Contra a desinformação
O relativo desconhecimento da atividade dos pareceristas por parte do grande público é prejudicial à credibilidade da ciência como um todo, pondera o docente da Unesp.
Essa “invisibilidade” dos revisores tem potencial para gerar desinformação, como no caso da popularização do estudo que levantava a hipótese de efeitos benéficos da hidroxicloroquina, ou cloroquina, para um suposto “tratamento preventivo” da Covid-19.
Essa hipótese constava em uma versão pré-print, sem revisão por pares (peer review), e foi muito propagada em 2020 por pessoas alheias ao meio científico.
Todos os trabalhos nesse sentido, após criteriosos diálogos travados com pareceristas no processo de revisão dos estudos científicos, indicaram a ineficácia do medicamento contra a doença.
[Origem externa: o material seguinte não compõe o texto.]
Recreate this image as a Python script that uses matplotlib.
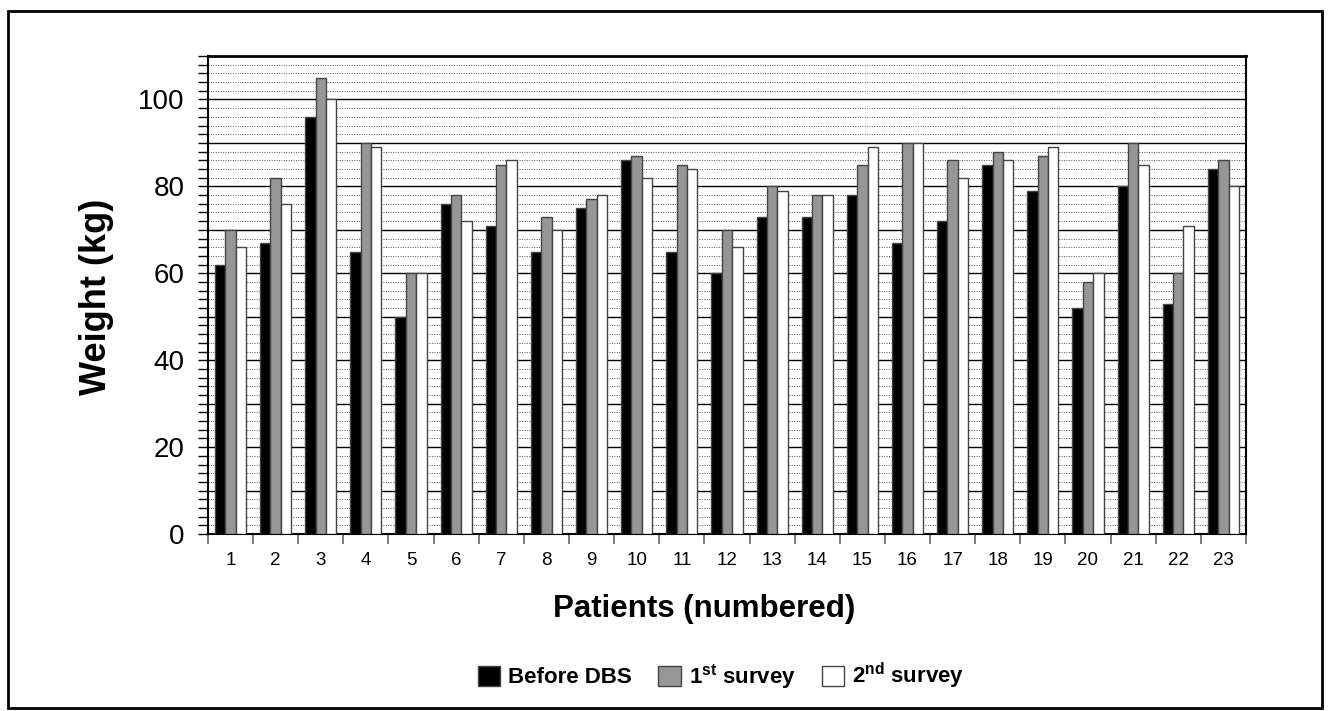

“Os repositórios de pré-prints são importantes para garantir a autoria de um estudo e ajudam os pesquisadores no acesso a conteúdos ainda não publicados, ideias em teste que podem ajudar em pesquisas que estão em desenvolvimento. Mas o trabalho científico que não é avaliado e chega ao público como verdade desencadeia uma série de problemas”, afirma Seridonio. “Em épocas que muitos estão vivendo na base do achismo, jogar luz sobre a importância da atividade dos revisores dos estudos científicos ajuda a entender como se faz ciência e evitar a sua negação”, diz o docente do câmpus de Ilha Solteira.
Crivo científico
O reconhecimento de “revisor do ano” destinado ao professor da Unesp por uma publicação internacional deve servir de estímulo a todos que desempenham esta atividade, na visão do professor Dionizio Paschoareli Júnior, presidente da Comissão Permanente de Avaliação (CPA) da Universidade.
“A revisão é o crivo (científico). Muitas vezes, os colegas fazem este trabalho sem ter a percepção de sua dimensão. Esse reconhecimento é importante para valorizar esta atividade e acaba por repercutir na qualidade final dos trabalhos e resultados científicos. Só é convidado para dar parecer quem tem qualidade para avaliar seus pares”, afirma Paschoareli. “A CPA manifesta as suas congratulações ao professor Seridonio e aproveita a oportunidade para cumprimentar os docentes da Universidade que realizam atividades de revisores e pareceristas.”